Ransomware is on the rise. According to an Emsisoft report released earlier this year, in the US alone, ransomware demands could exceed $1.4 billion in 2020 with total recovery costs reaching as high as $9.3 billion after adding in associated system downtime.1 The manufacturing industry is not immune to attacks like these. Last year, the manufacturing sector transferred over $6.9M to threat actors, the highest of any industry, despite only accounting for 18% of all paid ransom cases.2
Over the last few years, several major manufacturers have been the victim of ransomware attacks resulting in hundreds of millions of dollars in associated damages and loss of production.
It’s critical that manufacturers take proactive steps now to protect their business from such attacks. With 24/7 operations in manufacturing, this problem is amplified. Every minute of system downtime significantly impacts the bottom line. With the massive amount of ransomware attacks being launched daily, it is possible your organization may be targeted by organized ransomware campaigns.
When a ransomware attack occurs, organizations typically respond in one of two ways:
- Pay the ransom to get their system back up, even though paying the ransom doesn’t guarantee the system will be restored. Many times, hackers use special encryption that is impossible to fix, even for the hacker. Paying the ransom will also make the victim an attractive target for future attacks.
- Refuse the ransom and attempt to restore system access on their own or with the help of an IT consulting firm. This approach could still result in the loss of massive amounts of data and requires costly rebuilds.
Almost all experts advise taking the latter option since it is the safer alternative.
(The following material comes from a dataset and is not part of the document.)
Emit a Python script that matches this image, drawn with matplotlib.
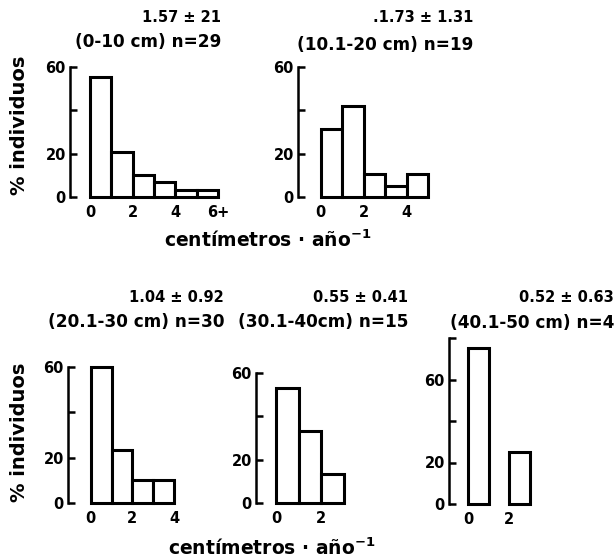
import numpy as np
import matplotlib
matplotlib.use("Agg")
import matplotlib.pyplot as plt

plt.rcParams['font.family'] = ['DejaVu Sans']
plt.rcParams['font.weight'] = 'bold'

# % individuos per class of growth (cm / year), one list per size class
pct_0_10 = [55.2, 20.7, 10.3, 6.9, 3.4, 3.4]
pct_10_20 = [31.6, 42.1, 10.5, 5.3, 10.5]
pct_20_30 = [60, 23.3, 10, 10]
pct_30_40 = [53.3, 33.3, 13.3]
pct_40_50 = [75, 0, 25]

means = ["1.57 ± 21", ".1.73 ± 1.31", "1.04 ± 0.92", "0.55 ± 0.41", "0.52 ± 0.63"]
classes = ["(0-10 cm) n=29", "(10.1-20 cm) n=19", "(20.1-30 cm) n=30",
           "(30.1-40cm) n=15", "(40.1-50 cm) n=4"]
xticks = [[0, 2, 4, 6], [0, 2, 4], [0, 2, 4], [0, 2], [0, 2]]
xticklabels = [["0", "2", "4", "6+"], ["0", "2", "4"], ["0", "2", "4"], ["0", "2"], ["0", "2"]]

W, H = 616, 560
fig = plt.figure(figsize=(W / 100, H / 100), dpi=100)


def px_axes(left, right, base, top):
    return fig.add_axes([left / W, 1 - base / H, (right - left) / W, (base - top) / H])


# (left spine px, right px, baseline px, top px, xmin, xmax, ymax)
boxes = [
    (70, 218, 197, 67, -0.94, 6, 60),
    (298, 428, 197, 67, -1.05, 5, 60),
    (68, 174, 503, 367, -1.09, 4, 60),
    (256, 344, 503, 373, -0.88, 3, 60),
    (449, 530, 504, 338, -0.92, 3, 80),
]
data = [pct_0_10, pct_10_20, pct_20_30, pct_30_40, pct_40_50]
title_pos = [(221, 18, 42), (473, 18, 45), (224, 298, 322), (408, 298, 322), (614, 298, 323)]

for i, (vals, box) in enumerate(zip(data, boxes)):
    left, right, base, top, x0, x1, ymax = box
    ax = px_axes(left, right, base, top)
    x = np.arange(len(vals))
    v = np.array(vals)
    keep = v > 0
    ax.bar(x[keep], v[keep], width=1, align='edge', facecolor='white',
           edgecolor='black', linewidth=2.2, clip_on=False)
    ax.set_xlim(x0, x1)
    ax.set_ylim(0, ymax)
    for s in ['top', 'right', 'bottom']:
        ax.spines[s].set_visible(False)
    ax.spines['left'].set_linewidth(1.8)
    yt = [0, 20, 40, 60] if ymax == 60 else [0, 20, 40, 60, 80]
    ax.set_yticks(yt)
    ax.set_yticklabels(['0', '20', '', '60', ''][:len(yt)], fontsize=10.5, fontweight='bold')
    ax.tick_params(axis='y', direction='in', length=5, width=1.8, pad=3)
    ax.set_xticks(xticks[i])
    ax.set_xticklabels(xticklabels[i], fontsize=10.5, fontweight='bold')
    ax.tick_params(axis='x', length=0, pad=6)
    ax.patch.set_alpha(0)

    tx, ty1, ty2 = title_pos[i]
    fig.text(tx / W, 1 - ty1 / H, means[i], ha='right', va='center',
             fontsize=10.5, fontweight='bold')
    fig.text(tx / W, 1 - ty2 / H, classes[i], ha='right', va='center',
             fontsize=12.2, fontweight='bold')

# axis titles
for yc in [125, 432]:
    fig.text(20 / W, 1 - yc / H, "% individuos", rotation=90, ha='center', va='center',
             fontsize=14, fontweight='bold')
for yc, xc in [(240, 268), (548, 272)]:
    fig.text(xc / W, 1 - yc / H, "centímetros · año$^{\\mathbf{-1}}$", ha='center', va='center',
             fontsize=13.5, fontweight='bold')

fig.savefig("out.png", dpi=100)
While there is no way to guarantee an organization is completely protected from ransomware, there are ways to minimize the impact on their business if victimized. Migrating critical business systems into the cloud provides 3 key benefits that can minimize the disruption caused by ransomware attacks:
1. Maintain version currency
Running out of date software is a major security risk and ransomware has exploited weaknesses like these in the past. In 2017, the famous WannaCry ransomware attacks targeted out of date machines and users that had failed to deploy a protective patch which Microsoft had issued a few months prior. The result, roughly 250,000 affected machines and an estimated $4 billion in damages.3
Leveraging cloud technology enables organizations to automatically get updates to their systems directly from the developers. These updates not only ensure the system has the latest and greatest functionality, but also includes any new security patches to keep their system running efficiently and securely.
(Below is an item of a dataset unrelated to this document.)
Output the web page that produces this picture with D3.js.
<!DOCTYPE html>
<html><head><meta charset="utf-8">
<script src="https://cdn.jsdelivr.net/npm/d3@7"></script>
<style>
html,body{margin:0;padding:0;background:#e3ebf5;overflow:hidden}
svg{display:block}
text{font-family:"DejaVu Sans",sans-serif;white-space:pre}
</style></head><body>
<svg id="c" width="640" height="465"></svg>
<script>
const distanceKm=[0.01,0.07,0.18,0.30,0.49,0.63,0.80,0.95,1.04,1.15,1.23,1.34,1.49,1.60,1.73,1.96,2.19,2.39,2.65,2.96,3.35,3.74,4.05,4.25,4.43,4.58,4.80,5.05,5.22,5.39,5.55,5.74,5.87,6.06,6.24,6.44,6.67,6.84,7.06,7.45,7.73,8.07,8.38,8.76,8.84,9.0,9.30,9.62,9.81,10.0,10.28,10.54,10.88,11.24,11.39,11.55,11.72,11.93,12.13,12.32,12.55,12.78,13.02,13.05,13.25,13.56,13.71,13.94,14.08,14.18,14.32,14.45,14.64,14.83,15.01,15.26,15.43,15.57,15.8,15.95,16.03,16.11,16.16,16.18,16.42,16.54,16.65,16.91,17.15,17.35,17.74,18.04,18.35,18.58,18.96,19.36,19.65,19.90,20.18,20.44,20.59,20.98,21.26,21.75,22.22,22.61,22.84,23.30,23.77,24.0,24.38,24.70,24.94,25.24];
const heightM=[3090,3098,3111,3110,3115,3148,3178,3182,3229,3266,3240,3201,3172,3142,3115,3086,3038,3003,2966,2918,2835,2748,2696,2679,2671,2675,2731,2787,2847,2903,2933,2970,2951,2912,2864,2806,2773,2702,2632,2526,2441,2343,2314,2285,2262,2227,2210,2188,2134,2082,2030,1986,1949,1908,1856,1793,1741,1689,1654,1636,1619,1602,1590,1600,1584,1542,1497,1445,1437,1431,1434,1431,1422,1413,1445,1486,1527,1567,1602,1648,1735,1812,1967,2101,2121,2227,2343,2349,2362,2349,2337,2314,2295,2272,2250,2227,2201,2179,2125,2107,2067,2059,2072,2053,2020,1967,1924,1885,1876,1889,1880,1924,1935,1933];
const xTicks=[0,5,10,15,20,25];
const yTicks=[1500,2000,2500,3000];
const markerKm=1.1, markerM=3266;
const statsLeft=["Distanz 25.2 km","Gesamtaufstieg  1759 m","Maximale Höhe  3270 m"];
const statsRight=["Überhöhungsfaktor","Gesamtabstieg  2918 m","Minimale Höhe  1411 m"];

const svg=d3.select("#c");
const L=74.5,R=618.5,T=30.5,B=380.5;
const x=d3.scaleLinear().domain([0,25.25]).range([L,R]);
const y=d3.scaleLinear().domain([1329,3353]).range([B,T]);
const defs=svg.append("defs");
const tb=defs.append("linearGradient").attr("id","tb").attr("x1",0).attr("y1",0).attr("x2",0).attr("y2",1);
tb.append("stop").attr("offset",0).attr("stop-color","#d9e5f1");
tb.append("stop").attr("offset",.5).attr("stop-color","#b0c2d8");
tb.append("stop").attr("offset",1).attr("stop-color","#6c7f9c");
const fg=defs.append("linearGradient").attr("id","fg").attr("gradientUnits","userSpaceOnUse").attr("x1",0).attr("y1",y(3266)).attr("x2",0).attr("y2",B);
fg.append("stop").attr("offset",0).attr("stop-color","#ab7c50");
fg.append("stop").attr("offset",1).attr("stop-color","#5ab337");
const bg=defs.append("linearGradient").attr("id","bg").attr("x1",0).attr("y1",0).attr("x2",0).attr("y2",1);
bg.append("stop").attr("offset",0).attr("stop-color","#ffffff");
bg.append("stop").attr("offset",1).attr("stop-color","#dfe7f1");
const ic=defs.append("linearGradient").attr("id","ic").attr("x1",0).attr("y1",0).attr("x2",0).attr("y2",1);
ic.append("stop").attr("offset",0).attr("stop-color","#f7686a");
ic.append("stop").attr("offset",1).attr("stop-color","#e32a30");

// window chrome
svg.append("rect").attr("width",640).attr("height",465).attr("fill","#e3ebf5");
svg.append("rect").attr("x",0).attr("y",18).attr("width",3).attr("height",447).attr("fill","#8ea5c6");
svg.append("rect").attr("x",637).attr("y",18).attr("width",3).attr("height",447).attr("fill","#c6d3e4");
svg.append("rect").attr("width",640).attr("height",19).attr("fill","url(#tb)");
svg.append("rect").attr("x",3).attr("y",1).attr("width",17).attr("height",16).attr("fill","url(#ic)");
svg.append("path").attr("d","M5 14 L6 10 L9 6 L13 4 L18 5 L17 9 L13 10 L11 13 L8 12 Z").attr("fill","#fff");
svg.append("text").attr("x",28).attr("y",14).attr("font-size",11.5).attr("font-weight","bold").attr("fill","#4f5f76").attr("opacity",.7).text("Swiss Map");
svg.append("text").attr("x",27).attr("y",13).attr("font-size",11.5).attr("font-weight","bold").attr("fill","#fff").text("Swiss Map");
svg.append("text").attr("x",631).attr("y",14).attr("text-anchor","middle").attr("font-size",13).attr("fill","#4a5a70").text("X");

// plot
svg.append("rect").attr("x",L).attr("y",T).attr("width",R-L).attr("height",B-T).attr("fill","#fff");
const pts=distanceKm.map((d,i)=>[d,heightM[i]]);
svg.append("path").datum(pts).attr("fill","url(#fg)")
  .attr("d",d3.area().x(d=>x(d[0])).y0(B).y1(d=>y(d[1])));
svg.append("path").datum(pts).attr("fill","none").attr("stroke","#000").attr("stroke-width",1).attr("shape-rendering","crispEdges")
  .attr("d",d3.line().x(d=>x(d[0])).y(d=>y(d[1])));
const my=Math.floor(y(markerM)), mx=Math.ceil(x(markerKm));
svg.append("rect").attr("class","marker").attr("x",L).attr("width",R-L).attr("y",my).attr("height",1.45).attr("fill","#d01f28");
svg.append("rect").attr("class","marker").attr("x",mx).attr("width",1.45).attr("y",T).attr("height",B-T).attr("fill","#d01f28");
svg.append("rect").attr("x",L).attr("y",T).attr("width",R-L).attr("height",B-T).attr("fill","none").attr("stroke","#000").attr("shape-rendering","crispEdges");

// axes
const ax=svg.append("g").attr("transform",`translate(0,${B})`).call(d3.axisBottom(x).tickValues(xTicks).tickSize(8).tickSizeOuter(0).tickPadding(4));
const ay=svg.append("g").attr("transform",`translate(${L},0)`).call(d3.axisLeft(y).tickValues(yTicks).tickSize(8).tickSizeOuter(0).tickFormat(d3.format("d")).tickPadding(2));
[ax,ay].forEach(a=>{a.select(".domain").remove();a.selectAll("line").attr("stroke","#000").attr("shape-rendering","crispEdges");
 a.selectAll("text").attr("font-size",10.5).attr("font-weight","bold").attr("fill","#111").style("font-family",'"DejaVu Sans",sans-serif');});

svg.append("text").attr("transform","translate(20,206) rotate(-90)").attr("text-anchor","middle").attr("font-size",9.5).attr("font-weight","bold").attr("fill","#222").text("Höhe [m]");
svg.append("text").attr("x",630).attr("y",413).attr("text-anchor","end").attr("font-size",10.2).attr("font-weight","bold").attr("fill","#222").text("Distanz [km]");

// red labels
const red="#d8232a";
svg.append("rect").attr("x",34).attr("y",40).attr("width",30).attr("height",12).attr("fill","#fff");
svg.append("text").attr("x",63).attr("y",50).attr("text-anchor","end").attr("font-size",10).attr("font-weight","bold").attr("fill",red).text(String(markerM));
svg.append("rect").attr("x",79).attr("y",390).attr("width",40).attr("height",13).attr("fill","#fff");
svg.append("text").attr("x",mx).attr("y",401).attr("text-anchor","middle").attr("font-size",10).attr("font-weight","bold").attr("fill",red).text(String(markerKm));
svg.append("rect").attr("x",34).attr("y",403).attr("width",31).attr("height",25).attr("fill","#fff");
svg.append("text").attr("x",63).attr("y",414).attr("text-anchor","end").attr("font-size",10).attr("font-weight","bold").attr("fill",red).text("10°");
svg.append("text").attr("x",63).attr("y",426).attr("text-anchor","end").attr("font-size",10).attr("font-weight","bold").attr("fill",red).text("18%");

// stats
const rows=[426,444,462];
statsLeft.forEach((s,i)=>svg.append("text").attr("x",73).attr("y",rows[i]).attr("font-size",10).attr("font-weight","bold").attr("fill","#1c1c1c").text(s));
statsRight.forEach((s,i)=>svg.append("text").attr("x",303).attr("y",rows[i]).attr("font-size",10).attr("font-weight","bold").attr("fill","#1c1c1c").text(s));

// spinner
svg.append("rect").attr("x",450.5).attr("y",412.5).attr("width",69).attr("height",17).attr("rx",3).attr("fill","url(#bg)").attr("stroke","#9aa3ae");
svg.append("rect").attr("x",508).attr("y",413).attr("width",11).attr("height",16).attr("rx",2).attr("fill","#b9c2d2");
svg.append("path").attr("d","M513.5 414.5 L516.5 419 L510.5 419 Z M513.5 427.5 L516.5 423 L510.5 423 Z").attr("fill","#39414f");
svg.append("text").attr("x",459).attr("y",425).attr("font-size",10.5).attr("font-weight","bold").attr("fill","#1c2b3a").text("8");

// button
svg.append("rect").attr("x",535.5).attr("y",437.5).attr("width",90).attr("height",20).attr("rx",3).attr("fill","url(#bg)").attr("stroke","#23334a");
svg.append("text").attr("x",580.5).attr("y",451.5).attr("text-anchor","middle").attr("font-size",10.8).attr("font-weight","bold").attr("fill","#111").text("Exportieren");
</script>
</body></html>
2. Automated data backup services
When recovering from a ransomware attack, it is unrealistic to expect a system will be restored to the exact way it was before. A more realistic objective is to minimize downtime and the impact on the business. When it comes to critical business systems, such as workforce management and human capital management solutions, which contain personal employee records and compensation history, the sense of urgency to restore these systems is high to protect the business and the employees.
One of the most effective ways of doing this is to “roll back” the system to a previous version when the data was not encrypted. In order to retain as much data as possible, consistent data backups are required. Most cloud services providers regularly backup customer environments and retain previous versions so systems can be rolled back quickly if needed to restore access and minimize data loss.
3. Gain enhanced security
Protecting a cyber environment is not only a massive, time consuming effort for IT staff, but it also requires a significant capital investment from the organization. An investment of this scale can be prohibitive to smaller companies or even large companies with numerous technology initiatives. Cloud services providers are able to distribute this investment over the thousands of customers whose data resides in their environment, making it much easier to justify spending millions of dollars on cyber security. Any data privacy concerns can tarnish their reputation and lead to compliance issues, so they must always have top of the line security standards in place. In addition, leading cloud providers conduct ongoing vulnerability testing to significantly reduce the risk of hacking and other security threats.
By migrating critical business systems to the cloud, manufacturers can reduce the risk of being the victim of a ransomware attack and can also respond quickly to security threats to minimize the impact on their business and their workforce.